TECHNICAL EXECUTION ★★★
Focus is acceptable on the front subject and the raft; detail holds up well enough for sharing and small prints. Shutter speed looks moderate — the water is slightly blurred while the people are mostly sharp, which works for the mood but isn’t decisive either way. Highlights on the white raft foam and the sunlit bank at top left are close to clipping, suggesting the meter was pulled by the darker stream; nothing fatal, but contrast is high. Colours feel natural and not overprocessed. To reach five stars you’d want cleaner control of motion (either freeze splashes at ~1/500–1/1000s or lean into motion with a deliberate slower shutter and panning), and tighter highlight management via exposure compensation or spot metering for faces.
COMPOSITION ★★
The story is there, but the frame is messy. The bright sunlit bank in the top left pulls the eye away from the trio, and the long paddle exiting the frame at top right creates uneasy tension. The person in the middle is hidden and the rear paddler is turned away, so we only connect fully with one face; the wooden slat across the raft and the yellow strap add more visual noise. A lower or more frontal position would have simplified the background and layered all three expressions. How might the scene read if you’d stepped slightly left, filled the frame with the raft and water, and kept the paddle entirely inside the border?
LIGHTING ★★
Dappled midday light creates mottled patches across skin and water, with hotspots on the white raft and rocks. The faces sit in mixed shade, which flattens them compared to the bright surroundings; the eye keeps bouncing to specular highlights rather than staying with the people. Open shade or light overcast would have given you softer, more even skin tones and better separation. If timing isn’t flexible, turning the raft a touch or moving your position to put faces in the same light as the raft would help. Controlled light would elevate this frame significantly.
STORY ★★★★
The narrative is clear and engaging: friends on a DIY raft stuck in shallow rapids, laughing through the struggle. The front subject’s expression is the heart of the frame and feels genuine. Water pushing around the rocks adds context and stakes. It lacks that extra layer — a stronger gesture from the middle or rear paddler, or a bigger splash — that would make it unforgettable, but it’s honest and warm.
IMPACT ★★★
It’s an enjoyable picture with personality, but the distractions and uneven light keep it in the “good memory” category rather than a stand‑out photograph. Clean edges, clearer faces, and stronger use of water movement would add punch. The raw ingredients exist; the frame just needs more control to become memorable. Consider what single detail you want viewers to feel first — laughter, struggle, or motion — and build the frame around that.
CONSTRUCTIVE NEXT STEPS
- Reframe from lower and slightly left, filling the frame with raft and water to exclude the bright bank; keep the entire paddle inside the frame to avoid that awkward exit.
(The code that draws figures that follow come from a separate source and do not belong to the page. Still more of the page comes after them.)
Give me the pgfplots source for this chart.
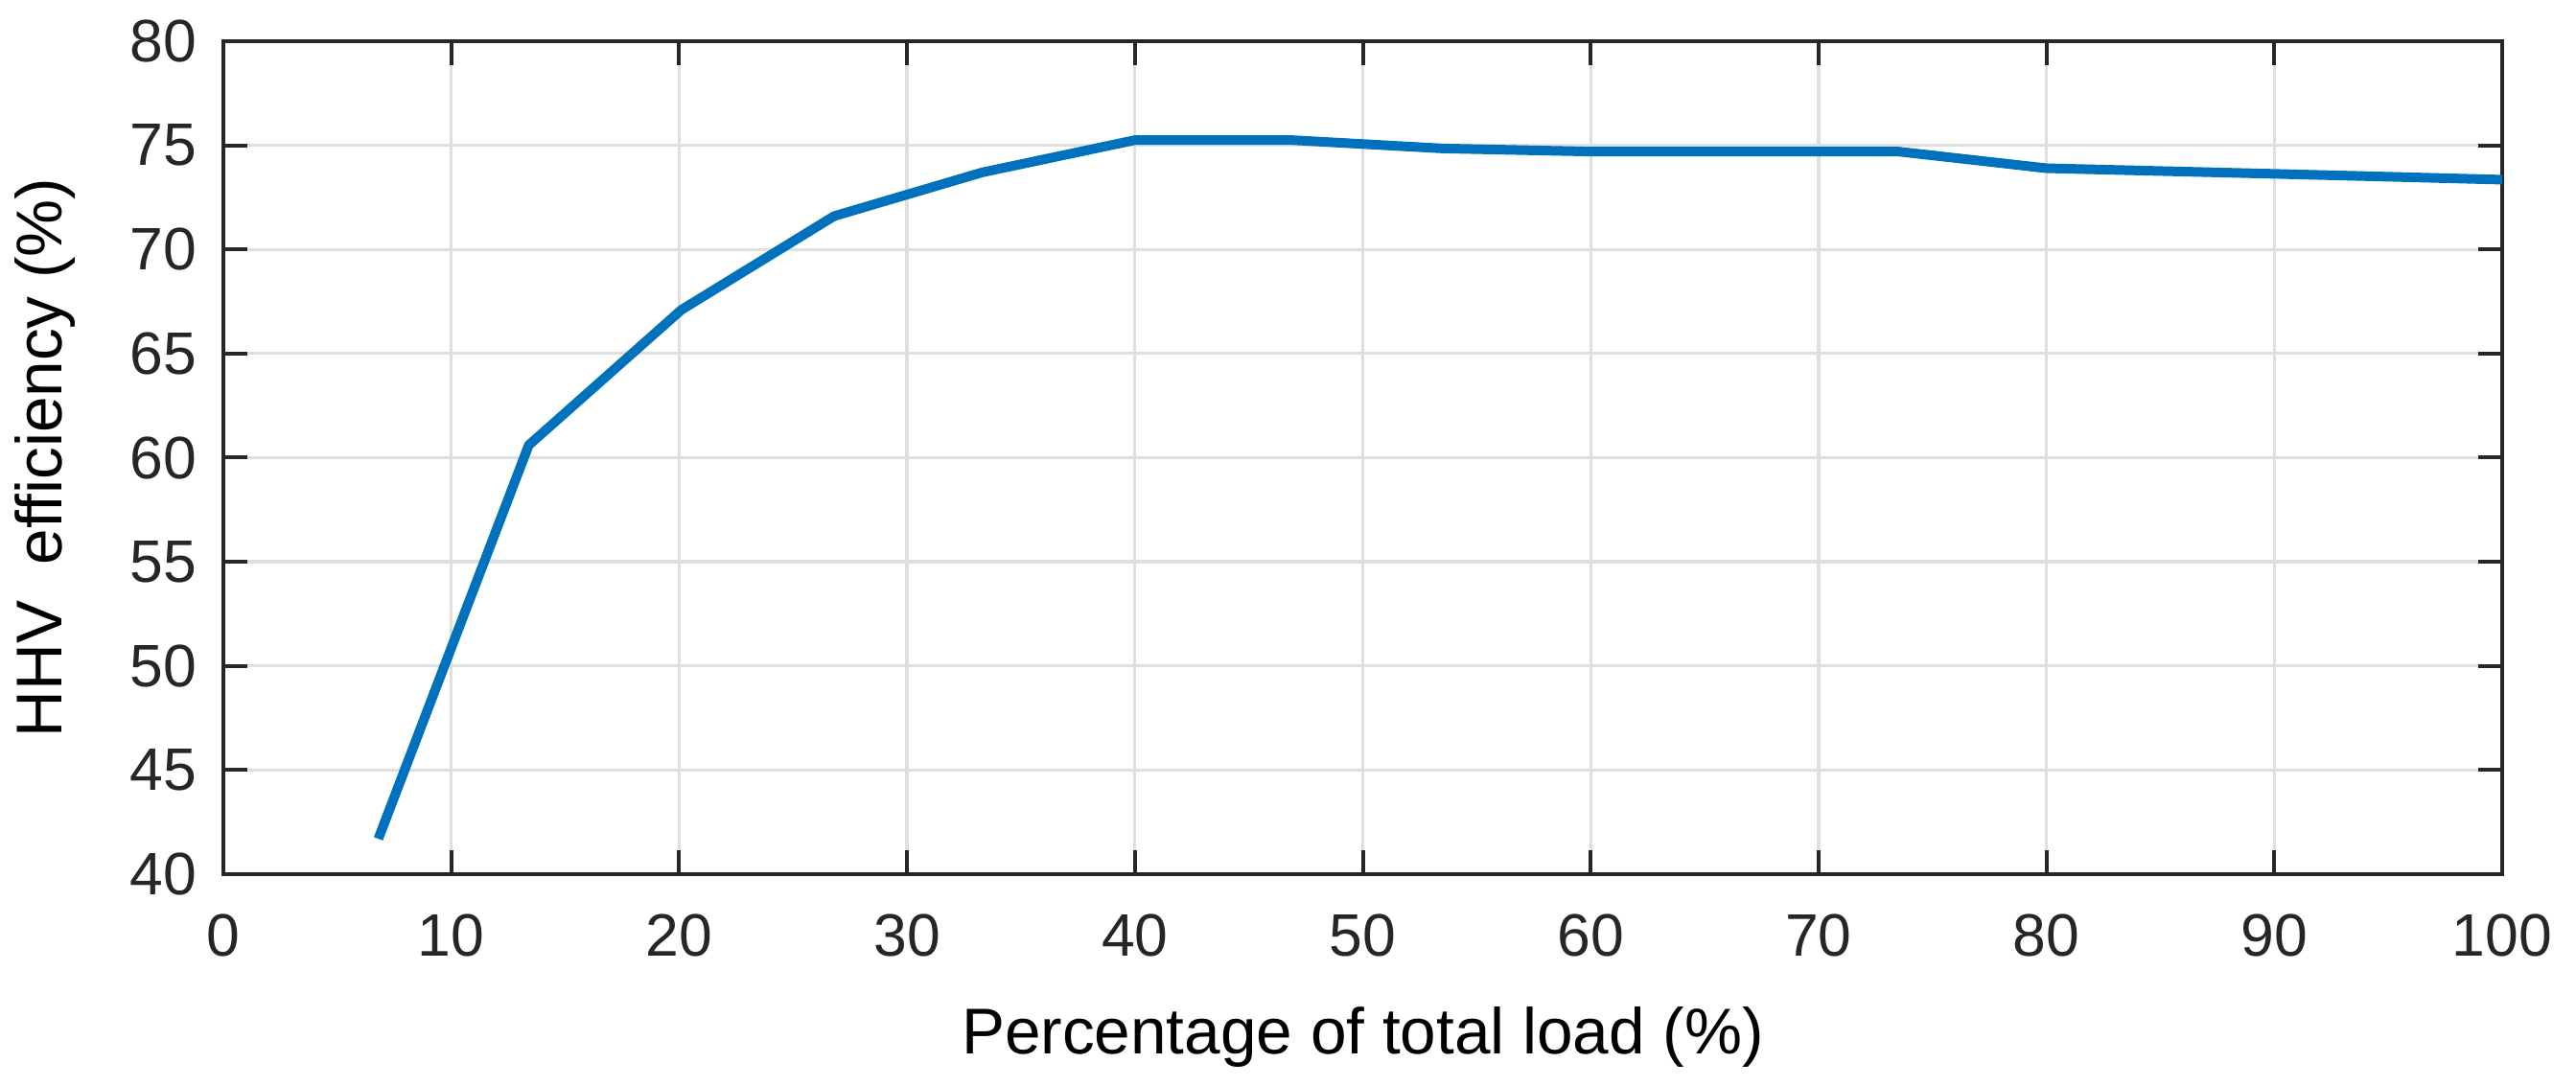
\documentclass[border=0pt]{standalone}
\usepackage{fontspec}
\setmainfont{Liberation Sans}
\usepackage{pgfplots}
\pgfplotsset{compat=1.18}

\definecolor{mblue}{RGB}{0,114,189}
\definecolor{axgray}{RGB}{38,38,38}
\definecolor{gridgray}{RGB}{223,223,223}

\begin{document}
\begin{tikzpicture}
\begin{axis}[
    scale only axis,
    width=475.4pt, height=173.8pt,
    xmin=0, xmax=100,
    ymin=40, ymax=80,
    xtick={0,10,...,100},
    ytick={40,45,...,80},
    grid=major,
    major grid style={gridgray, line width=0.65pt},
    axis line style={axgray, line width=0.8pt},
    tick style={axgray, line width=0.8pt},
    tick align=inside,
    major tick length=5pt,
    /pgf/number format/assume math mode=true,
    ticklabel style={font=\fontsize{12.5}{14}\selectfont, text=axgray, inner sep=0pt},
    xticklabel style={yshift=-8.2pt},
    yticklabel style={xshift=-5.3pt},
    every axis x label/.style={at={(axis description cs:0.5,0)}, anchor=north,
        yshift=-27.6pt, inner sep=0pt, font=\fontsize{13.5}{16}\selectfont},
    every axis y label/.style={at={(axis description cs:0,0.5)}, xshift=-43.6pt,
        rotate=90, anchor=north, inner sep=0pt, font=\fontsize{13.5}{16}\selectfont},
    xlabel={Percentage of total load (\%)},
    ylabel={HHV\ \ efficiency (\%)},
]

% efficiency curve
\addplot[mblue, line width=2pt, line join=round] coordinates {
    (6.8,41.7) (13.4,60.6) (20.1,67.1) (26.8,71.6) (33.3,73.7)
    (40,75.25) (46.9,75.25) (53.5,74.85) (60,74.7) (66.7,74.7)
    (73.5,74.7) (80,73.9) (86.7,73.72) (93.3,73.54) (100,73.35)
};

\end{axis}
\pgfresetboundingbox
\path[use as bounding box] ([xshift=-46.6pt,yshift=-44.2pt]current axis.south west)
    rectangle ([xshift=15.4pt,yshift=8.6pt]current axis.north east);
\end{tikzpicture}
\end{document}
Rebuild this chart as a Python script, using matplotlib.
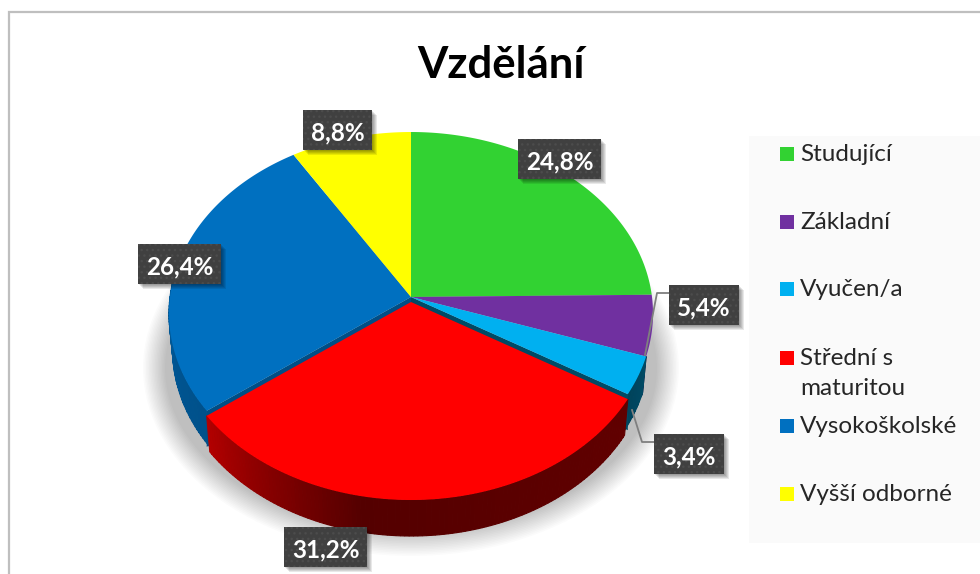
import numpy as np
import matplotlib
matplotlib.use("Agg")
import matplotlib.pyplot as plt
from matplotlib.patches import Rectangle, Ellipse

# Data
categories = ['Studující', 'Základní', 'Vyučen/a', 'Střední s\nmaturitou', 'Vysokoškolské', 'Vyšší odborné']
values = [24.8, 5.4, 3.4, 31.2, 26.4, 8.8]
labels = ['24,8%', '5,4%', '3,4%', '31,2%', '26,4%', '8,8%']
colors = ['#32D232', '#7030A0', '#00B0F0', '#FF0000', '#0070C0', '#FFFF00']
title = 'Vzdělání'

plt.rcParams['font.family'] = ['Lato', 'DejaVu Sans']

fig = plt.figure(figsize=(9.8, 5.74), dpi=100)
ax = fig.add_axes([0, 0, 1, 1])
ax.set_xlim(0, 980)
ax.set_ylim(574, 0)
ax.axis('off')

# pie geometry in pixels
cx, cy = 411, 297
rad_x, rad_y, persp = 241, 180, 0.091
depth = 36
red_shift = 5


def project(theta, r=1.0):
    # theta clockwise from top, perspective view of the flat pie
    X = r * np.sin(theta)
    Y = r * np.cos(theta)
    w = 1 + persp * Y
    return cx + rad_x * X / w, cy - rad_y * Y / w


def rim(a, b):
    n = max(int(abs(b - a) * 90), 2)
    return project(np.linspace(a, b, n))


def shade(c, f):
    rgb = np.array(matplotlib.colors.to_rgb(c))
    return tuple(rgb * f)


def wall(a, b, col, f1, f2, shift=0):
    # side of the pie, thin strips so it gets a gradient
    n = max(int(abs(b - a) * 60), 2)
    edges = np.linspace(a, b, n + 1)
    for i in range(n):
        t = np.linspace(edges[i], edges[i + 1], 6)
        x, y = project(t)
        y = y + shift
        xx = np.r_[x, cx + (x[::-1] - cx) * 0.985]
        yy = np.r_[y, y[::-1] + depth]
        f = f1 + (f2 - f1) * i / max(n - 1, 1)
        c = shade(col, f)
        # same colour edge closes the gaps between strips
        ax.fill(xx, yy, facecolor=c, edgecolor=c, lw=0.8, zorder=3)


# frame + legend background
ax.plot([9, 9, 980], [574, 12, 12], color='#bfbfbf', lw=1.6, zorder=1, solid_joinstyle='miter')
ax.add_patch(Rectangle((749, 136), 231, 407, fc='#fafafa', ec='none', zorder=1))

# soft shadow under the pie
for i in range(16):
    t = i / 15
    ax.add_patch(Ellipse((411, 368), 2 * (268 - 22 * t), 2 * (188 - 24 * t),
                         fc='#000000', ec='none', alpha=0.016, zorder=2))

# angles from the values
cum = np.cumsum([0] + values) / np.sum(values) * 2 * np.pi
starts, ends = cum[:-1], cum[1:]
RED = 3

# blue and cyan side walls, purple side
wall(np.pi / 2 + 0.35, ends[1], colors[1], 0.45, 0.4)
wall(starts[2], ends[2], colors[2], 0.42, 0.38)
wall(starts[4], np.radians(280), colors[4], 0.72, 0.8)

# cut faces showing where the red slice moved out
for ang, col in [(starts[RED], colors[2]), (ends[RED], colors[4])]:
    px, py = project(ang)
    ax.fill([cx, px, px, cx], [cy, py, py + depth, cy + depth],
            color=shade(col, 0.42 if col == colors[2] else 0.7), lw=0, zorder=3)

# top faces
for i in range(len(values)):
    if i == RED:
        continue
    x, y = rim(starts[i], ends[i])
    ax.fill(np.r_[cx, x], np.r_[cy, y], color=colors[i], lw=0, zorder=4)

# red slice on top of the rest
wall(ends[RED], np.radians(190), colors[RED], 0.7, 0.33, red_shift)
wall(np.radians(190), starts[RED], colors[RED], 0.33, 0.38, red_shift)
x, y = rim(starts[RED], ends[RED])
ax.fill(np.r_[cx, x], np.r_[cy, y] + red_shift, color=colors[RED], lw=0, zorder=5)

# leader lines
ax.plot([669, 657, 645], [293, 293, 355], color='#7f7f7f', lw=1.3, zorder=6)
ax.plot([654, 642, 632], [442, 442, 410], color='#7f7f7f', lw=1.3, zorder=6)

# value labels, left x / top y / width of each box
box_x = [518, 669, 654, 284, 138, 303]
box_y = [139, 285, 434, 527, 244, 110]
box_w = [83, 70, 70, 83, 83, 69]
box_h = 40
for i in range(len(labels)):
    for k in range(5):
        ax.add_patch(Rectangle((box_x[i] + 1 + k, box_y[i] + 1 + k), box_w[i], box_h,
                               fc='#000000', ec='none', alpha=0.09, zorder=7))
    ax.add_patch(Rectangle((box_x[i], box_y[i]), box_w[i], box_h, fc='#404040',
                           ec='#4c4c4c', hatch='...', lw=0, zorder=8))
    ax.text(box_x[i] + box_w[i] / 2, box_y[i] + box_h / 2 + 1, labels[i], color='white',
            fontsize=17.5, fontweight='bold', ha='center', va='center_baseline', zorder=9)

# legend
leg_y = [154, 222, 289, 358, 426, 494]
for i in range(len(categories)):
    ax.add_patch(Rectangle((780, leg_y[i] - 7), 14, 14, fc=colors[i], ec='none', zorder=3))
    ax.text(800, leg_y[i] - 10, categories[i], color='#262626', fontsize=17.5, va='top',
            linespacing=1.55, zorder=3)

ax.text(501, 78, title, color='black', fontsize=31.5, fontweight='bold', ha='center', va='baseline')

fig.savefig('out.png', dpi=100)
- Choose a direction on motion: use 1/800–1/1000s to freeze faces and splashes, or slow to ~1/60s and shoot a burst while tracking to blur the stream deliberately.
- In post, crop tighter from the top to remove the sunlit bank, then burn down remaining bright hotspots and lift faces with a gentle local exposure/contrast adjustment.
- When possible, position subjects in consistent light (all shade or all sun) — even one step downstream could unify the lighting on their faces.